Pourtant, dans d’autres domaines, les bases de données se transforment ou cohabitent de plus en plus souvent avec des bases de connaissances. Si les sciences humaines ont peu développé ce type de ressources, les sciences techniques en ont déjà une longue expérience, notamment dans le cadre des veilles technologiques. Cette fois, l’objet collecté et manipulé est le contenu. Mais cette prise en compte de l’aspect sémantique a plusieurs conséquences. D’une part, le langage étant indispensable à la connaissance, le rapport à la langue devient primordial. Pour qu’il y ait compréhension d’un champ sémantique, pour une analyse de contenu, il faut un contexte, des expressions ou des termes communs. D’autre part, les connaissances sont habituellement structurées de manière complexe en catégories, réseaux, hiérarchies. Les bases de connaissances étant déjà exploitées dans les sciences techniques et les entreprises, il existe des procédés généraux pour la capitalisation, la gestion et le partage de connaissances. Ainsi, la méthode MASK analyse le corpus selon trois approches : l’information (données brutes), la signification (concepts) et le contexte. Ce type de système est actuellement utilisé dans des domaines d’applications aussi divers que le biomédical, la météorologie ou l’audiovisuel.

Concevoir un tel système sémantique dans le domaine de la musicologie de l’électroacoustique sollicitera des compétences croisées issues de ce champ de recherche et de la théorie des bases de connaissances et les applications associées. Quelles pistes sont envisageables ? Pour établir une base de connaissances, trois étapes sont nécessaires : la capture des données par l’analyse des contenus, la génération de descripteurs, la recherche d’informations sémantiques et leur visualisation. Dans certains cas, la capture pourra prendre appui sur l’interprétation de documents structurés. En France, l’Irisa mène des recherches avancées dans cette direction (édition de partitions orientée stylet par exemple, en collaboration avec le MIAC de l’Université Rennes 2). Par ailleurs, quel que soit le domaine, les descripteurs unifiés sont souvent basés sur une syntaxe XML. En musicologie, ces descripteurs devront prendre en compte les métadonnées préexistantes (comme celles contenues dans le standard MPEG7). Enfin, l’interrogation, l’extraction et la présentation des connaissances peuvent bénéficier de l’expérience du monde industriel (data mining).

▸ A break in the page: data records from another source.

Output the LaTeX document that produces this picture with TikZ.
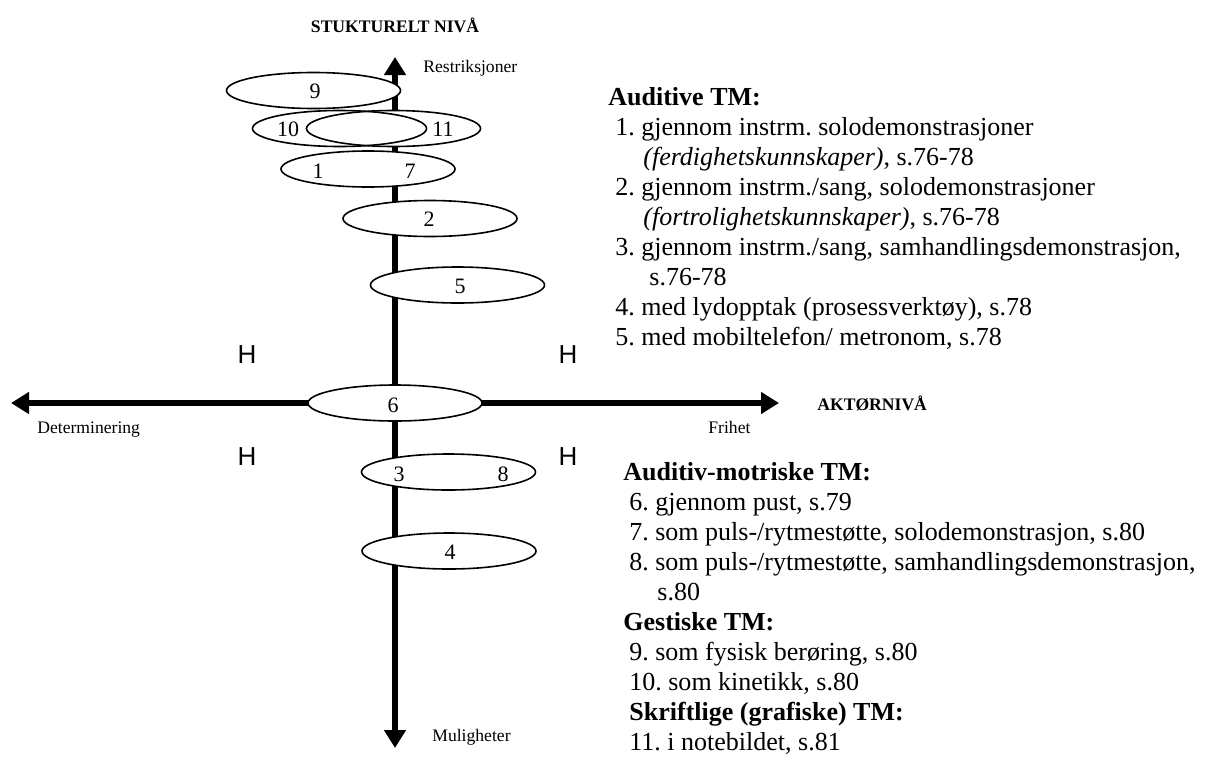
\documentclass[tikz,border=0pt]{standalone}
\usepackage{fontspec}
\setmainfont{Liberation Serif}
\newfontfamily\hfont{Liberation Sans}
\usetikzlibrary{shapes.geometric,arrows.meta}
\frenchspacing

\tikzset{
  axis/.style={line width=3pt,-{Triangle[length=9pt,width=10.5pt]}},
  oval/.style={ellipse,minimum width=87pt,minimum height=18pt,inner sep=0pt,line width=.8pt},
  small/.style={font=\fontsize{8.8}{10}\selectfont,inner sep=0pt},
  listtext/.style={font=\fontsize{13}{15}\selectfont,align=left,anchor=north west,inner sep=0pt}
}

\begin{document}
\begin{tikzpicture}[x=.5pt,y=-.5pt]

        \useasboundingbox (0,0) rectangle (1213,760);

        \coordinate (o)     at (395,403);
        \coordinate (top)   at (395,57);
        \coordinate (bot)   at (395,748);
        \coordinate (left)  at (11,403);
        \coordinate (right) at (779,403);

        \draw[axis] (o) -- (top);
        \draw[axis] (o) -- (bot);
        \draw[axis] (o) -- (left);
        \draw[axis] (o) -- (right);

        \begin{scope}[every node/.style={oval,draw,fill=white}]
          \node (e9)  at (313.5,90.5) {};
          \node[draw=none] (e10) at (339.5,128.5) {};
          \node[draw=none] (e11) at (393.5,128.5) {};
          \node[fill=none] (e10o) at (e10) {};
          \node[fill=none] (e11o) at (e11) {};
          \node (e1)  at (368,169)    {};
          \node (e2)  at (430,218.5)  {};
          \node (e5)  at (457.5,285)  {};
          \node (e6)  at (395,403)    {};
          \node (e3)  at (448.5,472)  {};
          \node (e4)  at (449,551)    {};
        \end{scope}

        \begin{scope}[every node/.style={font=\fontsize{11}{11}\selectfont,inner sep=0pt}]
          \node (n9)  at (315,91)  {9};
          \node (n10) at (288,129) {10};
          \node (n11) at (443,129) {11};
          \node (n1)  at (318,171) {1};
          \node (n7)  at (410,171) {7};
          \node (n2)  at (429,219) {2};
          \node (n5)  at (460,286) {5};
          \node (n6)  at (393,405) {6};
          \node (n3)  at (399,474) {3};
          \node (n8)  at (503,474) {8};
          \node (n4)  at (450,552) {4};
        \end{scope}

        \begin{scope}[every node/.style={small}]
          \node (struk) at (395,25) {\textbf{STUKTURELT NIVÅ}};
          \node[anchor=west] (restr) at (423,68)  {Restriksjoner};
          \node[anchor=west] (deter) at (37,430)  {Determinering};
          \node[anchor=west] (frih)  at (708,427) {Frihet};
          \node[anchor=west] (aktor) at (817,403) {\textbf{AKTØRNIVÅ}};
          \node[anchor=west] (mulig) at (432,737) {Muligheter};
        \end{scope}

        \begin{scope}[every node/.style={font=\hfont\fontsize{13}{13}\selectfont,inner sep=0pt}]
          \node (h1) at (247,355) {H};
          \node (h2) at (568,355) {H};
          \node (h3) at (247,457) {H};
          \node (h4) at (568,457) {H};
        \end{scope}

        \node[listtext] (aud) at (608,87) {%
          \textbf{Auditive TM:}\\
          \hspace*{3.5pt}1. gjennom instrm. solodemonstrasjoner\\
          \hspace*{17.5pt}\textit{(ferdighetskunnskaper)}, s.76-78\\
          \hspace*{3.5pt}2. gjennom instrm./sang, solodemonstrasjoner\\
          \hspace*{17.5pt}\textit{(fortrolighetskunnskaper)}, s.76-78\\
          \hspace*{3.5pt}3. gjennom instrm./sang, samhandlingsdemonstrasjon,\\
          \hspace*{20.5pt}s.76-78\\
          \hspace*{3.5pt}4. med lydopptak (prosessverktøy), s.78\\
          \hspace*{3.5pt}5. med mobiltelefon/ metronom, s.78};

        \node[listtext] (audmot) at (623,462) {%
          \textbf{Auditiv-motriske TM:}\\
          \hspace*{3pt}6. gjennom pust, s.79\\
          \hspace*{3pt}7. som puls-/rytmestøtte, solodemonstrasjon, s.80\\
          \hspace*{3pt}8. som puls-/rytmestøtte, samhandlingsdemonstrasjon,\\
          \hspace*{17pt}s.80\\
          \textbf{Gestiske TM:}\\
          \hspace*{3pt}9. som fysisk berøring, s.80\\
          \hspace*{3pt}10. som kinetikk, s.80\\
          \hspace*{3pt}\textbf{Skriftlige (grafiske) TM:}\\
          \hspace*{3pt}11. i notebildet, s.81};

      \end{tikzpicture}
\end{document}
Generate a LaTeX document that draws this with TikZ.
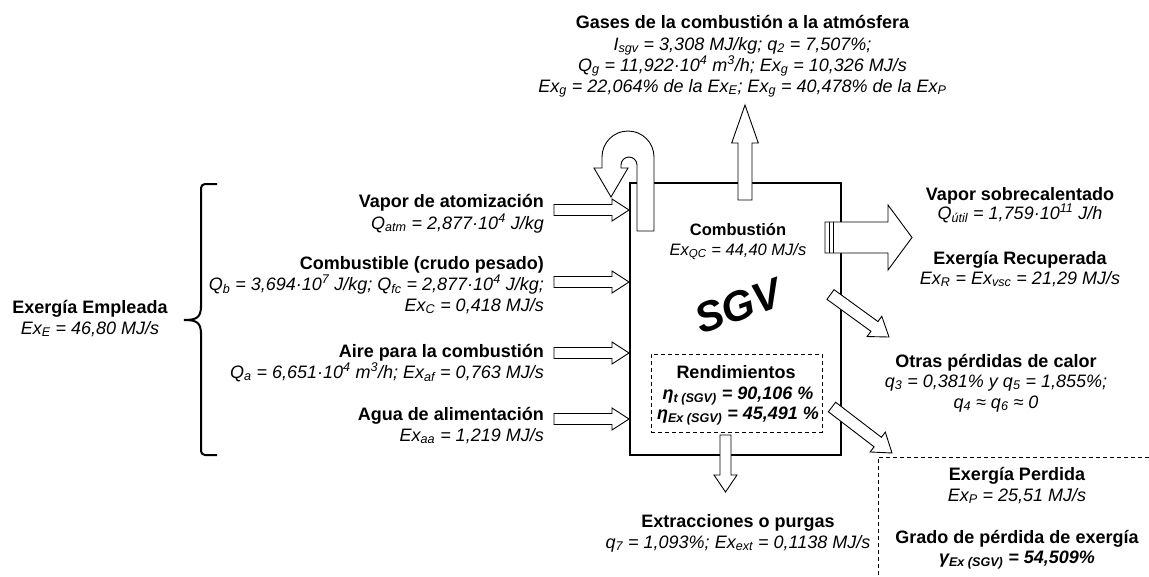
\documentclass[tikz,border=0pt]{standalone}
\usepackage{fontspec}
\setmainfont{Liberation Sans}
\usetikzlibrary{calc}

\newcommand\sbs[1]{\textsubscript{#1}}
\newcommand\sps[1]{\textsuperscript{#1}}
\newcommand\blockarrow[5]{%
  \path ($(#2)!#5!(#1)$) coordinate (hb);
  \draw[blk] ($(#1)!#3!90:(#2)$) -- ($(hb)!#3!90:(#2)$) -- ($(hb)!#4!90:(#2)$) -- (#2) -- ($(hb)!#4!-90:(#2)$) -- ($(hb)!#3!-90:(#2)$) -- ($(#1)!#3!-90:(#2)$) -- cycle;}

\tikzset{
  hdl/.style={inner sep=0pt, anchor=base, font=\fontsize{18}{21}\selectfont\bfseries},
  itl/.style={inner sep=0pt, anchor=base, font=\fontsize{18}{21}\selectfont\itshape},
  bil/.style={inner sep=0pt, anchor=base, font=\fontsize{18}{21}\selectfont\bfseries\itshape},
  hds/.style={inner sep=0pt, anchor=base, font=\fontsize{16.5}{20}\selectfont\bfseries},
  its/.style={inner sep=0pt, anchor=base, font=\fontsize{16.5}{20}\selectfont\itshape},
  blk/.style={draw=black, fill=white, line width=0.9pt, line join=miter},
  dsh/.style={line width=1pt, dash pattern=on 4pt off 3pt},
}

\begin{document}
\begin{tikzpicture}[x=1pt,y=-1pt]
\useasboundingbox (0,0) rectangle (1149,576);
\fill[white] (0,0) rectangle (1149,576);

% main box
\node[draw, line width=2.8pt, minimum width=211pt, minimum height=272pt, inner sep=0pt, outer sep=0pt] (sgv) at (735.5,319) {};

% input arrows
\coordinate (a1s) at (554,210); \coordinate (a1e) at (629,210);
\coordinate (a2s) at (554,282); \coordinate (a2e) at (629,282);
\coordinate (a3s) at (554,353); \coordinate (a3e) at (629,353);
\coordinate (a4s) at (554,419); \coordinate (a4e) at (629,419);
\blockarrow{a1s}{a1e}{5.5pt}{11pt}{17pt}
\blockarrow{a2s}{a2e}{5.5pt}{11pt}{17pt}
\blockarrow{a3s}{a3e}{5.5pt}{11pt}{17pt}
\blockarrow{a4s}{a4e}{5.5pt}{11pt}{17pt}

% top arrow (gases)
\coordinate (gs) at (745,200); \coordinate (ge) at (745,105);
\blockarrow{gs}{ge}{7pt}{13.3pt}{38pt}

% U-turn arrow
\draw[blk] (654,231) -- (654,157) arc[start angle=0,end angle=180,radius=26pt]
  -- (602,168) -- (594,168) -- (611,197) -- (628,168) -- (621,168) -- (621,165)
  arc[start angle=180,end angle=0,radius=8pt] -- (637,231) -- cycle;

% superheated steam arrow
\coordinate (vs) at (825,237.5); \coordinate (ve) at (912,237.5);
\blockarrow{vs}{ve}{15.5pt}{32.5pt}{24pt}
\draw[line width=0.9pt] (829,222) -- (829,253) (833,222) -- (833,253);

% diagonal arrows
\coordinate (d1s) at (830.5,294.5); \coordinate (d1e) at (889,337);
\blockarrow{d1s}{d1e}{6pt}{12.5pt}{18pt}
\coordinate (d2s) at (832,407); \coordinate (d2e) at (892,453);
\blockarrow{d2s}{d2e}{6pt}{12.5pt}{18pt}

% bottom arrow
\coordinate (bs) at (725.5,435); \coordinate (be) at (725.5,492);
\blockarrow{bs}{be}{5.5pt}{11.5pt}{17pt}

% dashed boxes
\node[draw, dsh, minimum width=171pt, minimum height=78pt, inner sep=0pt] (rend) at (736.5,393) {};
\coordinate (pk) at (878,457);
\draw[dsh] (1149,457) -- (pk) -- (878,576);

% brace
\draw[line width=2pt, rounded corners=4pt] (217,184) -- (201,184) -- (201,308);
\draw[line width=2pt] (201,306) .. controls (201,318) and (196,320) .. (184,320)
  .. controls (196,320) and (201,322) .. (201,334);
\draw[line width=2pt, rounded corners=4pt] (201,332) -- (201,455) -- (217,455);

% top texts
\node[hdl] (g1) at (742.5,28) {Gases de la combustión a la atmósfera};
\node[itl] (g2) at (742.5,50) {I\sbs{sgv} = 3,308 MJ/kg; q\sbs{2} = 7,507\%;};
\node[itl] (g3) at (742.5,71) {Q\sbs{g} = 11,922·10\sps{4} m\sps{3}/h; Ex\sbs{g} = 10,326 MJ/s};
\node[itl] (g4) at (742.5,92) {Ex\sbs{g} = 22,064\% de la Ex\sbs{E}; Ex\sbs{g} = 40,478\% de la Ex\sbs{P}};

% left texts
\node[hdl, anchor=base east] (l1) at (544,207) {Vapor de atomización};
\node[itl, anchor=base east] (l2) at (544,229) {Q\sbs{atm} = 2,877·10\sps{4} J/kg};
\node[hdl, anchor=base east] (l3) at (544,269) {Combustible (crudo pesado)};
\node[itl, anchor=base east] (l4) at (544,290) {Q\sbs{b} = 3,694·10\sps{7} J/kg; Q\sbs{fc} = 2,877·10\sps{4} J/kg;};
\node[itl, anchor=base east] (l5) at (544,311) {Ex\sbs{C} = 0,418 MJ/s};
\node[hdl, anchor=base east] (l6) at (544,357) {Aire para la combustión};
\node[itl, anchor=base east] (l7) at (544,378) {Q\sbs{a} = 6,651·10\sps{4} m\sps{3}/h; Ex\sbs{af} = 0,763 MJ/s};
\node[hdl, anchor=base east] (l8) at (544,420) {Agua de alimentación};
\node[itl, anchor=base east] (l9) at (544,441) {Ex\sbs{aa} = 1,219 MJ/s};

\node[hdl] (e1) at (90,313) {Exergía Empleada};
\node[itl] (e2) at (90,334) {Ex\sbs{E} = 46,80 MJ/s};

% inside box
\node[hds] (c1) at (738,235) {Combustión};
\node[its] (c2) at (738,255) {Ex\sbs{QC} = 44,40 MJ/s};
\node[inner sep=0pt, rotate=20, font=\fontsize{42}{42}\selectfont\bfseries\itshape] (sg) at (738,306) {SGV};
\node[hdl] (r1) at (736,378) {Rendimientos};
\node[bil] (r2) at (738,399) {η\sbs{t (SGV)} = 90,106 \%};
\node[bil] (r3) at (738,419) {η\sbs{Ex (SGV)} = 45,491 \%};

% right texts
\node[hdl] (v1) at (1020,200) {Vapor sobrecalentado};
\node[itl] (v2) at (1020,219) {Q\sbs{útil} = 1,759·10\sps{11} J/h};
\node[hdl] (v3) at (1020,264) {Exergía Recuperada};
\node[itl] (v4) at (1020,284) {Ex\sbs{R} = Ex\sbs{vsc} = 21,29 MJ/s};

\node[hdl] (o1) at (996,367) {Otras pérdidas de calor};
\node[itl] (o2) at (996,387) {q\sbs{3} = 0,381\% y q\sbs{5} = 1,855\%;};
\node[itl] (o3) at (996,408) {q\sbs{4} ≈ q\sbs{6} ≈ 0};

\node[hdl] (p1) at (1017,480) {Exergía Perdida};
\node[itl] (p2) at (1017,501) {Ex\sbs{P} = 25,51 MJ/s};
\node[hdl] (p3) at (1017,543) {Grado de pérdida de exergía};
\node[bil] (p4) at (1017,563) {γ\sbs{Ex (SGV)} = 54,509\%};

\node[hdl] (x1) at (738,527) {Extracciones o purgas};
\node[itl] (x2) at (738,548) {q\sbs{7} = 1,093\%; Ex\sbs{ext} = 0,1138 MJ/s};
\end{tikzpicture}
\end{document}
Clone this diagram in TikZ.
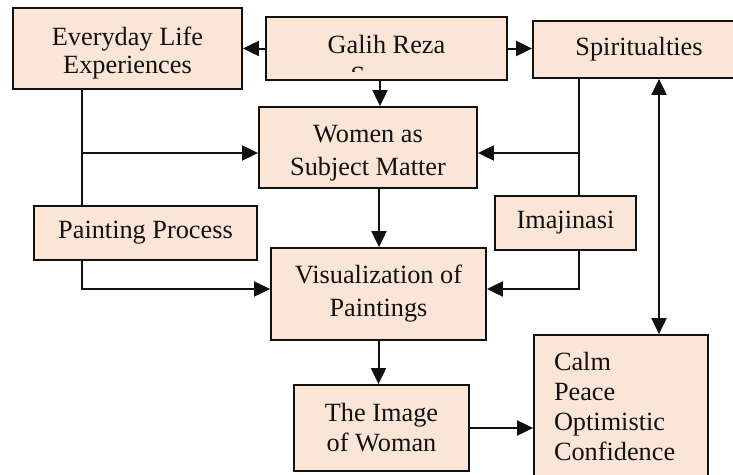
\documentclass[tikz,border=0pt]{standalone}
\usepackage{fontspec}
\setmainfont{Liberation Serif}
\usepackage{xcolor}
\usetikzlibrary{arrows.meta,positioning,calc}
\definecolor{Peach}{HTML}{FBE5D6}
\definecolor{Ink}{HTML}{111111}

\begin{document}
\begin{tikzpicture}[
    x=1pt, y=-1pt,
    font=\fontsize{26.3}{30}\selectfont,
    text=Ink,
    box/.style={
        draw=Ink,
        line width=1.8pt,
        fill=Peach,
        align=center,
        inner sep=0pt
    },
    wide/.style={
        font=\fontsize{26.3}{33}\selectfont
    },
    line/.style={
        draw=Ink,
        line width=2pt
    },
    arrow/.style={
        -{Triangle[length=16pt,width=15pt]},
        line width=2pt,
        draw=Ink
    },
    twoway/.style={
        {Triangle[length=16pt,width=15pt]}-{Triangle[length=16pt,width=15pt]},
        line width=2pt,
        draw=Ink
    }
]

% Canvas
\useasboundingbox (0,0) rectangle (733,474);
\fill[white] (0,0) rectangle (733,474);

% Top row
\node[box, minimum width=229pt, minimum height=81pt, font=\fontsize{26.3}{28}\selectfont]
  (life) at (127.5,48.5)
{\rule{0pt}{28pt}Everyday Life\\Experiences};

\node[box, minimum width=241pt, minimum height=63pt] (galih) at (386.5,48.5) {};
\node[anchor=base] (galihname) at (386.5,53) {Galih Reza};
\begin{scope}
    \clip (266,17) rectangle (507,71);
    \node[anchor=base] (galihcut) at (358,84) {S};
\end{scope}

\node[box, minimum width=212pt, minimum height=57pt] (spirit) at (639,49.5)
{Spiritualties};

% Middle
\node[box, wide, minimum width=218pt, minimum height=81pt] (women) at (368,147.5)
{\rule{0pt}{28pt}Women as\\Subject Matter};

\node[box, minimum width=223pt, minimum height=54pt] (paint) at (145.5,233)
{Painting Process};

\node[box, minimum width=141pt, minimum height=54pt] (imaj) at (565.5,223)
{Imajinasi};

\node[box, wide, minimum width=215pt, minimum height=92pt] (vis) at (378.5,294)
{Visualization of\\Paintings};

% Bottom
\node[box, minimum width=175pt, minimum height=86pt] (image) at (381.5,428)
{The Image\\of Woman};

\node[box, minimum width=174pt, minimum height=142pt, align=left,
      text width=134pt] (calm) at (621,406)
{Calm\\Peace\\Optimistic\\Confidence};

% Join points
\coordinate (ljoin) at (82,153);
\coordinate (pjoin) at (82,289);
\coordinate (rjoin) at (579,153);
\coordinate (ijoin) at (579,289);
\coordinate (dbl) at (659,0);

% Connectors
\draw[arrow] (galih.west) -- (life.east);
\draw[arrow] (galih.east) -- (galih.east -| spirit.west);
\draw[arrow] ([xshift=-6.5pt]galih.south) -- ([xshift=-6.5pt]galih.south |- women.north);

\draw[line] (ljoin |- life.south) -- (ljoin |- paint.north);
\draw[arrow] (ljoin) -- (ljoin -| women.west);
\draw[arrow] (pjoin |- paint.south) -- (pjoin) -- (pjoin -| vis.west);

\draw[line, line width=1.4pt] (rjoin |- spirit.south) -- (rjoin |- imaj.north);
\draw[arrow] (rjoin) -- (rjoin -| women.east);
\draw[arrow] (ijoin |- imaj.south) -- (ijoin) -- (ijoin -| vis.east);

\draw[arrow] ([xshift=11pt]women.south) -- ([xshift=11pt]women.south |- vis.north);
\draw[arrow] (vis.south) -- (vis.south |- image.north);
\draw[arrow] (image.east) -- (image.east -| calm.west);

\draw[twoway] (dbl |- spirit.south) -- (dbl |- calm.north);

\end{tikzpicture}
\end{document}
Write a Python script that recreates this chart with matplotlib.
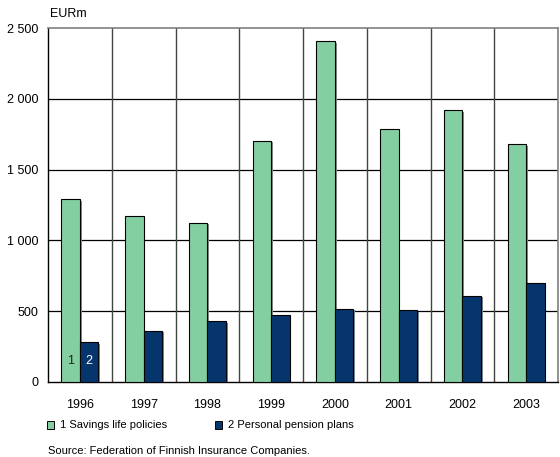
import matplotlib
matplotlib.use('Agg')
import matplotlib.pyplot as plt
import matplotlib.patheffects as pe
from matplotlib.patches import Rectangle
import numpy as np

years = ['1996', '1997', '1998', '1999', '2000', '2001', '2002', '2003']
savings_life = [1290, 1175, 1125, 1705, 2405, 1785, 1920, 1680]
pension_plans = [280, 360, 430, 475, 515, 505, 610, 700]
series_names = ['1 Savings life policies', '2 Personal pension plans']

GREEN = '#84CFA2'
BLUE = '#06356E'

plt.rcParams['font.family'] = ['Liberation Sans', 'DejaVu Sans']
plt.rcParams['font.size'] = 9

fig = plt.figure(figsize=(5.6, 4.57), dpi=100)
ax = fig.add_axes([48 / 560, (457 - 382) / 457, 510 / 560, 354 / 457])

x = np.arange(len(years))
w = 0.29
shadow = [pe.SimplePatchShadow(offset=(1.2, -1.0), shadow_rgbFace='#888888', alpha=1.0), pe.Normal()]
b1 = ax.bar(x - w / 2, savings_life, w, color=GREEN, edgecolor='black', linewidth=0.8,
            zorder=3, path_effects=shadow)
b2 = ax.bar(x + w / 2, pension_plans, w, color=BLUE, edgecolor='black', linewidth=0.8,
            zorder=3, path_effects=shadow)

# series numbers inside the first pair of bars
ax.text(x[0] - w / 2, 150, '1', ha='center', va='center', color='#222222', zorder=4)
ax.text(x[0] + w / 2, 150, '2', ha='center', va='center', color='white', zorder=4)

ax.set_xlim(-0.5, len(years) - 0.5)
ax.set_ylim(0, 2500)
ax.set_yticks(np.arange(0, 2501, 500))
ax.set_yticklabels([f'{v:,}'.replace(',', ' ') for v in range(0, 2501, 500)])
ax.set_xticks(x)
ax.set_xticklabels(years)
ax.tick_params(length=0, pad=7)
ax.tick_params(axis='x', pad=12)

# grid: horizontal lines at each tick, vertical lines between categories
for v in range(500, 2500, 500):
    ax.axhline(v, color='black', linewidth=0.9, zorder=1)
for b in np.arange(0.5, len(years) - 0.5, 1):
    ax.axvline(b, color='#444444', linewidth=1.0, zorder=1)
for side in ['top', 'right']:
    ax.spines[side].set_color('#808080')
    ax.spines[side].set_linewidth(1.2)
for side in ['left', 'bottom']:
    ax.spines[side].set_color('black')
    ax.spines[side].set_linewidth(1.0)

fig.text(50 / 560, 1 - 14 / 457, 'EURm', ha='left', va='center')

# legend drawn by hand under the axis labels
for xs, col, name in [(47, GREEN, series_names[0]), (215, BLUE, series_names[1])]:
    fig.patches.append(Rectangle((xs / 560, 1 - 429 / 457), 7 / 560, 8 / 457,
                                 transform=fig.transFigure, facecolor=col,
                                 edgecolor='black', linewidth=0.7))
    fig.text((xs + 13) / 560, 1 - 425 / 457, name, ha='left', va='center', fontsize=8)

fig.text(48 / 560, 1 - 451 / 457, 'Source: Federation of Finnish Insurance Companies.',
         ha='left', va='center', fontsize=8)

plt.savefig('out.png', dpi=100)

Plusieurs particularités doivent être prises en compte en musicologie. Dans une base de connaissances, le rapport à la langue est beaucoup plus étroit que dans les index. En effet, la dimension sémantique est indissociable du langage et joue un rôle déterminant dans l’acquisition et la valorisation de connaissances. Pour qu’il y ait compréhension, il faut un contexte commun aux interlocuteurs. La précision des définitions et traductions d’expressions comme « musique électroacoustique » ou « musique électronique », « tape music », etc., prennent alors une importance d’autant plus considérable. De plus, en musicologie, les concepts maniés ne sont pas tous d’ordre scientifique. Toutes les catégories d’items ne sont pas équivalentes, et certains items restent difficilement classables. Par ailleurs, la musique contemporaine ne constituant pas un domaine défini une fois pour toutes, la mise à jour de la base serait réalisée sur des connaissances aux caractéristiques inconnues pendant la conception du système.

Malgré ces difficultés, l’élaboration de bases de connaissances est une étape indispensable vers une musicologie systématique. Le champ disciplinaire concerné se révèle éminemment complexe, mais hautement structuré. Ainsi, l’utilisation des technologies de gestion des connaissances peut participer à l’avancée de l’histoire et de l’analyse des musiques électroacoustiques et les décrire. L’objectif est de passer d’un empilement de références donnant accès à des sources à une vision structurée permettant de dégager des invariants.